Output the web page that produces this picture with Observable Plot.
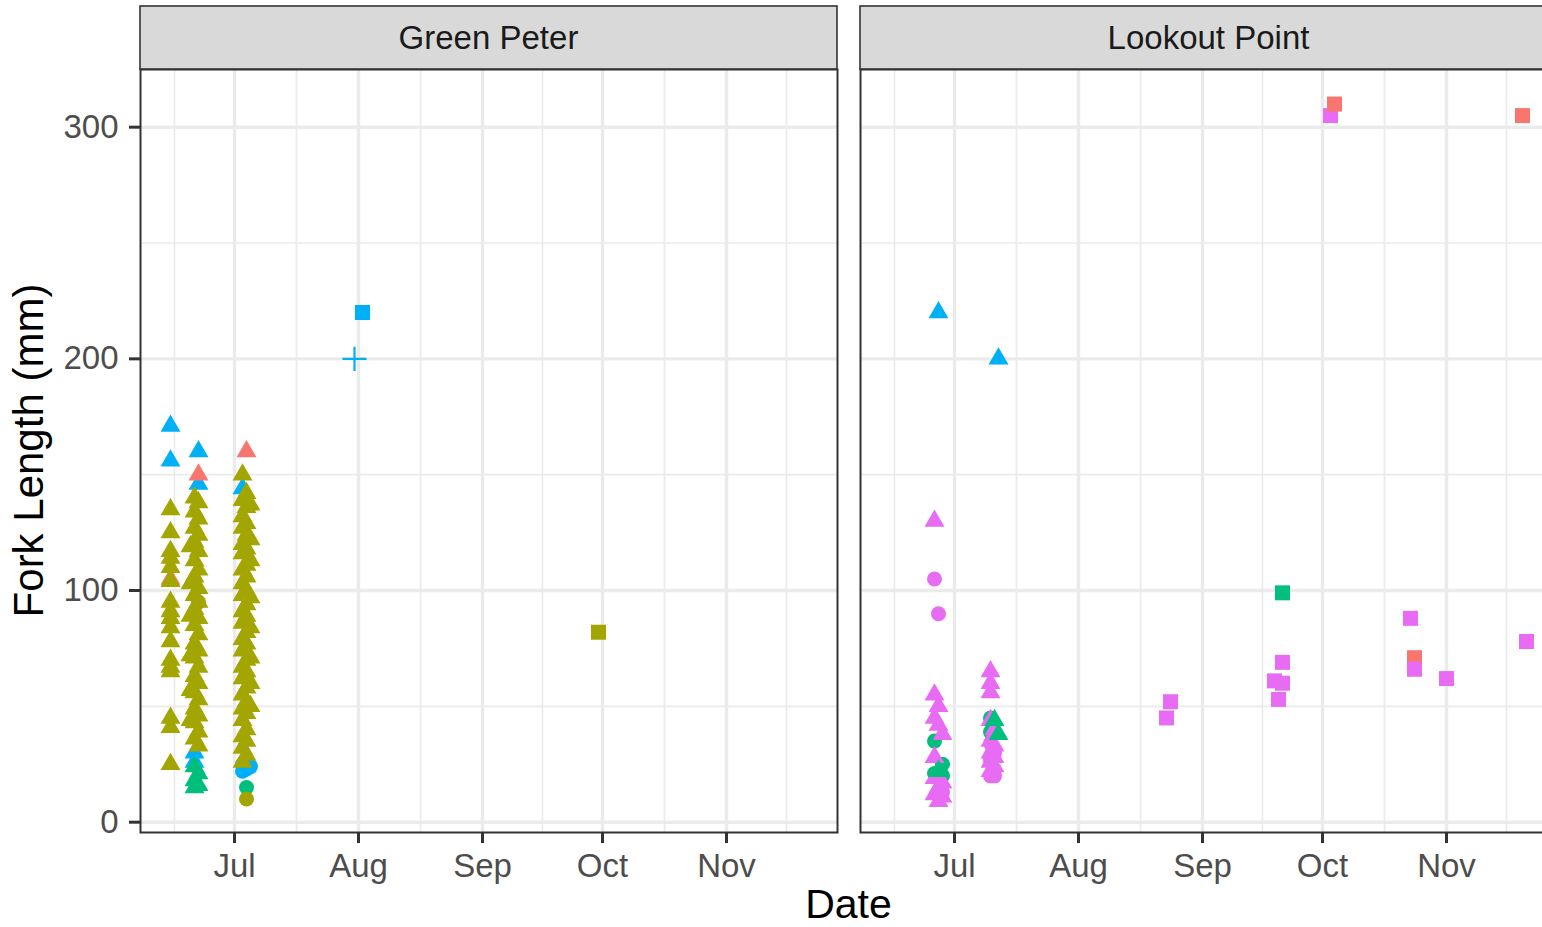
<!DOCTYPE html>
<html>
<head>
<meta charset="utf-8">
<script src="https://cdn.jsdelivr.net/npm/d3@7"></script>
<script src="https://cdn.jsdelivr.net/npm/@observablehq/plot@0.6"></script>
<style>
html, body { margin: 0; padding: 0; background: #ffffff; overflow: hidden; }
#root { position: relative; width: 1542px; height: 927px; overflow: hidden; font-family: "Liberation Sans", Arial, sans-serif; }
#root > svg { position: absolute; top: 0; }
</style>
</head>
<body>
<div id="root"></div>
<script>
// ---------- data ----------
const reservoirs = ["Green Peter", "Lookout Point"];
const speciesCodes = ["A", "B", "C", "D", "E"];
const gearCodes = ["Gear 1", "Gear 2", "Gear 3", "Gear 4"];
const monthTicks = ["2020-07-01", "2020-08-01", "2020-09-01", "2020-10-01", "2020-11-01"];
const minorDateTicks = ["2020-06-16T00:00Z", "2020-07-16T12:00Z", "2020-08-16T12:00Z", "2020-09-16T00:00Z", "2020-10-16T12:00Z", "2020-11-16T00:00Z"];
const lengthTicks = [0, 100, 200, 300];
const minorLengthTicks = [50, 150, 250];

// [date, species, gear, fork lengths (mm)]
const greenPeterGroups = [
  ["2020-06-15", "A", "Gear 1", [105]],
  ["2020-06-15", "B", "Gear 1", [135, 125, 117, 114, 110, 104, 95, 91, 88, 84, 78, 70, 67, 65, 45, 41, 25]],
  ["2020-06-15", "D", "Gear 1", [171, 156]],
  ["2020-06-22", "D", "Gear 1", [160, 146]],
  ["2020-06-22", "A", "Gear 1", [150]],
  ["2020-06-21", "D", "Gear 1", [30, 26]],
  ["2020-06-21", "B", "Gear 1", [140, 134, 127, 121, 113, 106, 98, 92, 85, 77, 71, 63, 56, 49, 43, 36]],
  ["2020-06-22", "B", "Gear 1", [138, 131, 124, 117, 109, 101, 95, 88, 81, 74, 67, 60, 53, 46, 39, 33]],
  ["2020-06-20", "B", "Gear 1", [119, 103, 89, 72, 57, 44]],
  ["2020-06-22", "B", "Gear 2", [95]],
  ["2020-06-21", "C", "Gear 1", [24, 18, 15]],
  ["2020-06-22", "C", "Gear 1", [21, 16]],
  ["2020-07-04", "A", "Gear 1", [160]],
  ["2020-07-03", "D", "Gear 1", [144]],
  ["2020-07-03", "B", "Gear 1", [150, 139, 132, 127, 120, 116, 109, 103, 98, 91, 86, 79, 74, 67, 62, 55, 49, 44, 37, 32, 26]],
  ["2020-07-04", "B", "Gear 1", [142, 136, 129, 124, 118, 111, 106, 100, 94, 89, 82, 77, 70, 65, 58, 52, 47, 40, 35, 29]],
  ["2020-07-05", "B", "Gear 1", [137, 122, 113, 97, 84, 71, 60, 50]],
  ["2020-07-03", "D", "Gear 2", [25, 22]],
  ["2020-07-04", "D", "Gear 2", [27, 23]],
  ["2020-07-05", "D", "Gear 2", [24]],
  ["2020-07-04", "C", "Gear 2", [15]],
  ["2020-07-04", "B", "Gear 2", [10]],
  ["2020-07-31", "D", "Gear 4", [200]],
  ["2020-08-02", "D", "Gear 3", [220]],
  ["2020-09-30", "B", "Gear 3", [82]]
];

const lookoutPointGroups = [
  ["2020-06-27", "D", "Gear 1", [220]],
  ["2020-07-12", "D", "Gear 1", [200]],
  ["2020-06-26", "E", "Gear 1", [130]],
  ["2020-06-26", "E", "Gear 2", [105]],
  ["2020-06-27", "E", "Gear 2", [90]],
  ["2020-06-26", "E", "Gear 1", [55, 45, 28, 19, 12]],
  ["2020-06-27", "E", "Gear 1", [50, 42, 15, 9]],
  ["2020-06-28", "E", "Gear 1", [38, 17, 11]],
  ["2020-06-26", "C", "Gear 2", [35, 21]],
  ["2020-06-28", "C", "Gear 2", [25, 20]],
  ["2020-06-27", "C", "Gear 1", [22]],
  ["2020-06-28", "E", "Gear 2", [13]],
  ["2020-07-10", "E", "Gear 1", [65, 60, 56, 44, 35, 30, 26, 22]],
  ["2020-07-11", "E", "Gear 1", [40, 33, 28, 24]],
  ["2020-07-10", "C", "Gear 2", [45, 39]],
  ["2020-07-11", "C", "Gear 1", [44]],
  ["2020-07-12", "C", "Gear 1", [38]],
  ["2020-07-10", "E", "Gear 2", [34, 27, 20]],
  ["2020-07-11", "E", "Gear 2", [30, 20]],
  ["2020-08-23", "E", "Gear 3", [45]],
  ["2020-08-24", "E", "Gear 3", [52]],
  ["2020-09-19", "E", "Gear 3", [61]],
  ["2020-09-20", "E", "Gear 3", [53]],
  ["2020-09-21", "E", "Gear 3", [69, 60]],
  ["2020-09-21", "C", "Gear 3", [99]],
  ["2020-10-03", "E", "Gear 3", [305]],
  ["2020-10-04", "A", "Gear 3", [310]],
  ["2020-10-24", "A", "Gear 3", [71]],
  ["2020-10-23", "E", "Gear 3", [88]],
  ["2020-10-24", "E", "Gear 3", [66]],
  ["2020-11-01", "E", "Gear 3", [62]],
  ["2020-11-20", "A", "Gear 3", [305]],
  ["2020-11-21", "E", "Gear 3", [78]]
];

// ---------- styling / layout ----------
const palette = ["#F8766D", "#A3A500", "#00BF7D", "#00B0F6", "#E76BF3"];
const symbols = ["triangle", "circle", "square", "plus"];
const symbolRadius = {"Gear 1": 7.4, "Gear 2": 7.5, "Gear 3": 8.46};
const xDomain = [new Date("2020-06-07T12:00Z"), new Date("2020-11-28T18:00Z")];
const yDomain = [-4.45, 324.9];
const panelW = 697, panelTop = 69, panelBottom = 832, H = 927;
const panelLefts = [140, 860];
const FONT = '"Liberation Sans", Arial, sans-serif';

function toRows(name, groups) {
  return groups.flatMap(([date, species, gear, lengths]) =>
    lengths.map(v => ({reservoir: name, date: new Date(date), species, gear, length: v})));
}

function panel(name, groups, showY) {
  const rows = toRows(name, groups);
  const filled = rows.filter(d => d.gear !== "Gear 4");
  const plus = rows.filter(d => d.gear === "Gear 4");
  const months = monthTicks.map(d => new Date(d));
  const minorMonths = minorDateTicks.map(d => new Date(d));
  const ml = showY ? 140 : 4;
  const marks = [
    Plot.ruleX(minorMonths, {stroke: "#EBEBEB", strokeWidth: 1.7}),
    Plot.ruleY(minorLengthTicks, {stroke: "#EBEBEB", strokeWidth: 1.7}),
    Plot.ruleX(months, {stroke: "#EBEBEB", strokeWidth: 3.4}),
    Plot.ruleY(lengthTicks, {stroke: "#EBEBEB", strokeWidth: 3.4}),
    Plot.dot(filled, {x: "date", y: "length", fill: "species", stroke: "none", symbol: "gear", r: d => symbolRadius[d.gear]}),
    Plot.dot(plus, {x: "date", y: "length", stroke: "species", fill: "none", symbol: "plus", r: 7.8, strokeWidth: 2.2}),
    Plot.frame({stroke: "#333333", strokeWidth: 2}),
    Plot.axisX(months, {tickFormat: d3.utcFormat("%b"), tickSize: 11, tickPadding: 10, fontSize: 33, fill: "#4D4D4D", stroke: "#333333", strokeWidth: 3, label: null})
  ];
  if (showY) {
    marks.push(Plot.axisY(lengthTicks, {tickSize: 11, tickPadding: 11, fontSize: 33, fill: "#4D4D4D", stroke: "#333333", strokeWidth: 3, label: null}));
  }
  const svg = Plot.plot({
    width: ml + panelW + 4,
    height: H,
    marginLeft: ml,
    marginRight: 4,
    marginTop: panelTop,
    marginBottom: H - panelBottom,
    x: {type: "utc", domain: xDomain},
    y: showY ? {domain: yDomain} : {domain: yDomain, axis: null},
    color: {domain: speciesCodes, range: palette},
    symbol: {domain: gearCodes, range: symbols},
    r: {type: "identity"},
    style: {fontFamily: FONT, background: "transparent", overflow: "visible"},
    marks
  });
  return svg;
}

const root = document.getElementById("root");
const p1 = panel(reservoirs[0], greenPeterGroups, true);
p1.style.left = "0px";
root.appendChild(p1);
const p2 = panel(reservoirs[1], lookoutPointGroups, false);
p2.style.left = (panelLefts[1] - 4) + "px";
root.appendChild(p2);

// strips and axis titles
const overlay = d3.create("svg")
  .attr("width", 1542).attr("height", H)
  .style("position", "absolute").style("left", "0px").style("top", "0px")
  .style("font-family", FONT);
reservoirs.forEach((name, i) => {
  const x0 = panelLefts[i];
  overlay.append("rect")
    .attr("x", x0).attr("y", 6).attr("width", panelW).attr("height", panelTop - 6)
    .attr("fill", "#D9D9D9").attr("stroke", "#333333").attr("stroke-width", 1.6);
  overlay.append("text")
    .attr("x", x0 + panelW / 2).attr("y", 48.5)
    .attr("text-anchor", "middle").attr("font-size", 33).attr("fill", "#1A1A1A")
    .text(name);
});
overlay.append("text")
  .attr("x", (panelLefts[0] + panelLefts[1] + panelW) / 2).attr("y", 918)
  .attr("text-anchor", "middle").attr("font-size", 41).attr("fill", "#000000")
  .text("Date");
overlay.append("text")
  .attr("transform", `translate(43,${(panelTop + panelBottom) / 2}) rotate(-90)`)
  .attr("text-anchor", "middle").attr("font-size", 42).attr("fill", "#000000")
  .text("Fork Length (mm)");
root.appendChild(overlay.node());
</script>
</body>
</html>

------------------------------------------------------------------------

*PROMPT*
Only the lines from the top of the data through the line with "const minorLengthTicks = [50, 150, 250];" should be quoted, exactly and with both ends kept; skip the pictures.

*CORRECT RESPONSE*
Output the web page that produces this picture with Observable Plot.
<!DOCTYPE html>
<html>
<head>
<meta charset="utf-8">
<script src="https://cdn.jsdelivr.net/npm/d3@7"></script>
<script src="https://cdn.jsdelivr.net/npm/@observablehq/plot@0.6"></script>
<style>
html, body { margin: 0; padding: 0; background: #ffffff; overflow: hidden; }
#root { position: relative; width: 1542px; height: 927px; overflow: hidden; font-family: "Liberation Sans", Arial, sans-serif; }
#root > svg { position: absolute; top: 0; }
</style>
</head>
<body>
<div id="root"></div>
<script>
// ---------- data ----------
const reservoirs = ["Green Peter", "Lookout Point"];
const speciesCodes = ["A", "B", "C", "D", "E"];
const gearCodes = ["Gear 1", "Gear 2", "Gear 3", "Gear 4"];
const monthTicks = ["2020-07-01", "2020-08-01", "2020-09-01", "2020-10-01", "2020-11-01"];
const minorDateTicks = ["2020-06-16T00:00Z", "2020-07-16T12:00Z", "2020-08-16T12:00Z", "2020-09-16T00:00Z", "2020-10-16T12:00Z", "2020-11-16T00:00Z"];
const lengthTicks = [0, 100, 200, 300];
const minorLengthTicks = [50, 150, 250];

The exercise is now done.